Why The Rally In Stocks Could Have LegsGary Weiss
In the topsy-turvy world of stock-market indicators, excessive optimism is as welcome as a stake through the heart. Widespread hopelessness, on the other hand, is a contrarian sign of better times ahead. So when stocks climbed to record highs on Mar. 8 and 10, the angst on Wall Street was almost palpable. Oh dear, have things gotten too good?
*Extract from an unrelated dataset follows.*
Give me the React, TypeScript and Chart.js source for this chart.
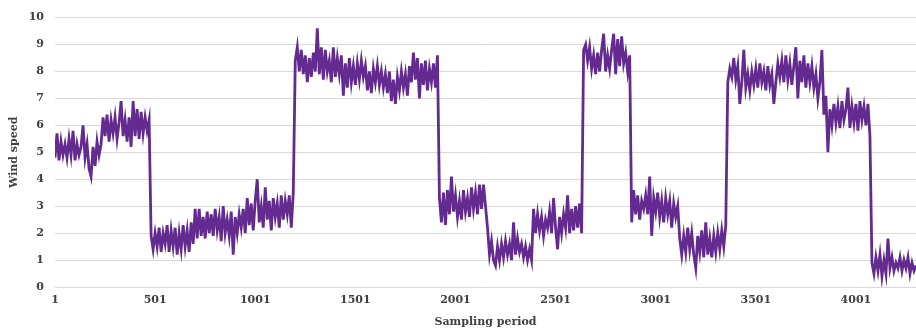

In fact, this seems to be one of those times when a market record is an occasion for celebration, not mourning. In all likelihood, the current rally has a ways to go before it stalls. True, much of the momentum is caused by an onrush of cash from institutional investors and mutual funds, reacting to the plunge in interest rates--an infusion of capital that could easily reverse if rates climb. But so long as rates are steady or declining--and chances favor that--the case for stocks will remain unshaken. "The bond market has been very strong, and bonds usually lead the stock market by three to six months," observes Robert B. Ritter, director of research at Ladenburg, Thalmann & Co.
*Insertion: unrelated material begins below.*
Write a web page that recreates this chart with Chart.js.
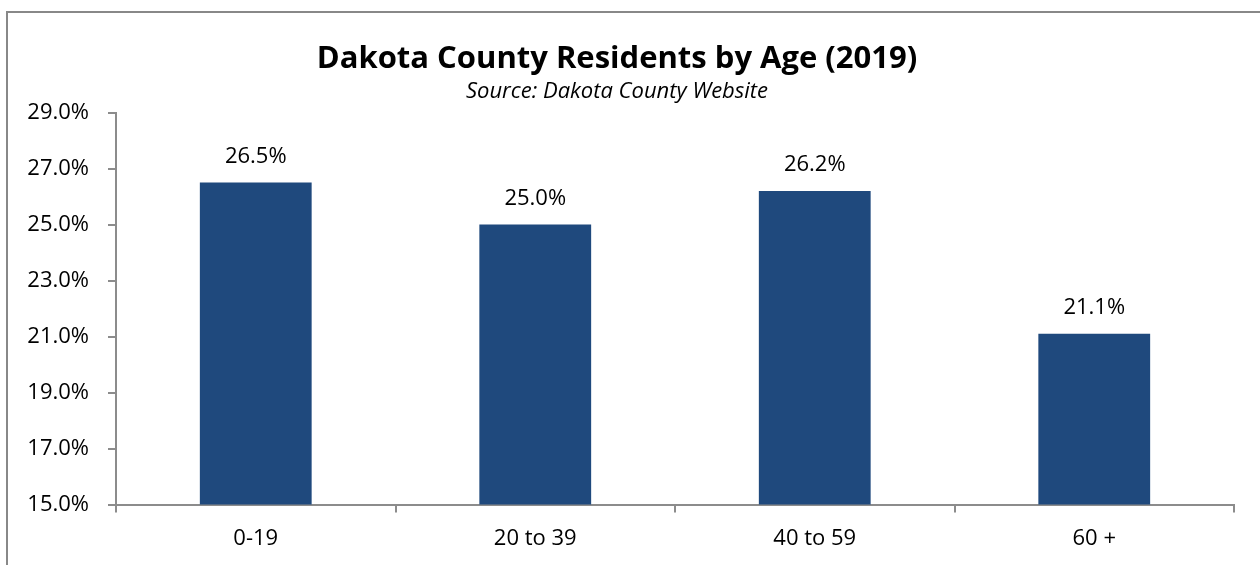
<!DOCTYPE html>
<html>
<head>
<meta charset="utf-8">
<script src="https://cdn.jsdelivr.net/npm/chart.js@4/dist/chart.umd.min.js"></script>
<style>
  html, body { margin: 0; padding: 0; background: #fff; }
  #wrap { width: 1260px; height: 565px; position: relative; }
</style>
</head>
<body>
<div id="wrap"><canvas id="ageChart" width="1260" height="565"></canvas></div>
<script>
const ageGroups = ['0-19', '20 to 39', '40 to 59', '60 +'];
const residentShare = [26.5, 25.0, 26.2, 21.1];
const yTicks = [15, 17, 19, 21, 23, 25, 27, 29];

const FONT = "'Open Sans', 'Noto Sans', sans-serif";
const AXIS_GRAY = '#8c8c8c';

// outer frame of the chart object
const framePlugin = {
  id: 'frame',
  beforeDraw(chart) {
    const ctx = chart.ctx;
    ctx.save();
    ctx.fillStyle = '#fff';
    ctx.fillRect(0, 0, chart.width, chart.height);
    ctx.strokeStyle = '#888888';
    ctx.lineWidth = 2;
    ctx.strokeRect(7, 12, 1300, 600);
    ctx.restore();
  }
};

// value labels above each bar
const valueLabels = {
  id: 'valueLabels',
  afterDatasetsDraw(chart) {
    const ctx = chart.ctx;
    const meta = chart.getDatasetMeta(0);
    ctx.save();
    ctx.font = '22px ' + FONT;
    ctx.fillStyle = '#000';
    ctx.textAlign = 'center';
    ctx.textBaseline = 'middle';
    meta.data.forEach((bar, i) => {
      ctx.fillText(residentShare[i].toFixed(1) + '%', bar.x, bar.y - 26);
    });
    ctx.restore();
  }
};

new Chart(document.getElementById('ageChart'), {
  type: 'bar',
  data: {
    labels: ageGroups,
    datasets: [{
      data: residentShare,
      backgroundColor: '#1f497d',
      borderWidth: 0,
      categoryPercentage: 1,
      barPercentage: 0.4
    }]
  },
  options: {
    responsive: false,
    animation: false,
    events: [],
    layout: { padding: { left: 0, right: 26, top: 0, bottom: 0 } },
    plugins: {
      legend: { display: false },
      tooltip: { enabled: false },
      title: {
        display: true,
        text: 'Dakota County Residents by Age (2019)',
        color: '#000',
        font: { family: FONT, size: 31, weight: 'bold' },
        padding: { top: 41, bottom: 0 }
      },
      subtitle: {
        display: true,
        text: 'Source: Dakota County Website',
        color: '#000',
        font: { family: FONT, size: 22, style: 'italic' },
        padding: { top: 0, bottom: 8 }
      }
    },
    scales: {
      x: {
        grid: {
          display: true,
          offset: true,
          drawOnChartArea: false,
          drawTicks: true,
          tickLength: 8,
          color: AXIS_GRAY,
          lineWidth: 2
        },
        border: { display: true, color: AXIS_GRAY, width: 2 },
        ticks: {
          color: '#000',
          padding: 13,
          font: { family: FONT, size: 22 }
        }
      },
      y: {
        min: 15,
        max: 29,
        afterBuildTicks(scale) {
          scale.ticks = yTicks.map(v => ({ value: v }));
        },
        afterFit(scale) {
          scale.width = 116;
        },
        grid: {
          display: true,
          drawOnChartArea: false,
          drawTicks: true,
          tickLength: 8,
          color: AXIS_GRAY,
          lineWidth: 2
        },
        border: { display: true, color: AXIS_GRAY, width: 2 },
        ticks: {
          color: '#000',
          padding: 19,
          font: { family: FONT, size: 22 },
          callback: v => Number(v).toFixed(1) + '%'
        }
      }
    }
  },
  plugins: [framePlugin, valueLabels]
});
</script>
</body>
</html>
RATES RATE. One source of reassurance is that the market rally is broad-based. Small-capitalization stocks, which were trounced in the sell-off that followed initial reaction to President Clinton's economic plan on Feb. 15, have climbed back. But the rally has been equally vibrant in the larger stocks, such as the components of the Dow Jones industrial average and the Standard & Poor's 500-stock index (charts). And the reason for the rally pretty much boils down to one thing: rates. With 30-year Treasuries yielding 6.8%, money is pouring into bonds on the theory that rates will fall still further. Money is also pouring into stocks on the theory that bond rates are too low. "The bond market has been a self-feeding, self-propelling influence," notes Eric T. Miller, chief market strategist at Donaldson, Lufkin & Jenrette Securities Corp.
Declining rates have forced analysts to rejigger their market-valuation models--for the better. Shearson Lehman Brothers strategist Elaine M. Garzarelli reckons that, as a result of the rate decline, a fair price-earnings multiple for the S&P index would be 17.6. When that is multiplied by estimated 1993 earnings of $28.50, the S&P's fair value is 502. Since it's now 455 or so, the market has about 10% to go--by that reckoning. If 1994 earnings are factored in, the fair value would be 537, or 18% higher.
That, at least, is the theory. And as money streams into the market, the bullish case is becoming a self-fulfilling prophecy. The market is liquid as never before: There's a tidal wave of cash that dwarfs even the headiest days of the 1980s. Much of it comes from pension funds that simply cannot meet their total-return assumptions by buying bonds that yield less than 7%. Up through early March, equity funds took in $24 billion in investor cash--70% more than the $14 billion realized a year ago, notes Robert Adler, who heads AMG Data Services, which tracks inflows to mutual funds. That has given funds a mammoth hoard of cash to invest in stocks. Such cash flows are gauged by dividing fund cash positions into the value gf total trading volume. Normally, the funds have cash equal to 6.0 days of volume. Laszlo Birinyi, head of the Birinyi Associates research boutique, notes that funds now have enough to buy 6.7 days worth of trading. That's close to the all-time high of 7.2.
Where is all this cash likely to wind up? Ritter expects that investor cash will pour into a wide swath of economically sensitive "Clinton stocks"--rate-driven financial and utility stocks, as well as some cyclicals and stocks likely to benefit from protectionism, such as autos and semiconductors. Garzarelli is also advising investors to play the market through cyclicals, especially technology. She also likes steel, autos, building materials, and homebuilding stocks.
TAILSPIN? True, the picture is not entirely free of clouds. Skeptics argue that a liquidity-driven market is an inherently shaky market. E. Michael Metz, a market strategist at Oppenheimer & Co., believes that the market is fully valued and that a change in investor psychology, perhaps caused by an upturn in rates, could send it into a tailspin.
Metz recommends that investors keep a high cash position--and he is not alone. Ritter notes that one survey shows market technicians recommending that investors cut their equity exposure from 66% to 50%. At Smith Barney, Harris Upham & Co., options-and-futures whiz Timothy C. Ng notes that institutional investors are hedging their portfolios by buying "put" options hand over fist. That has driven up the price of puts, which rise when share prices fall. Such nervousness is, of course, bullish. Only when the ranks of the bears thin out is it time to head for the cave.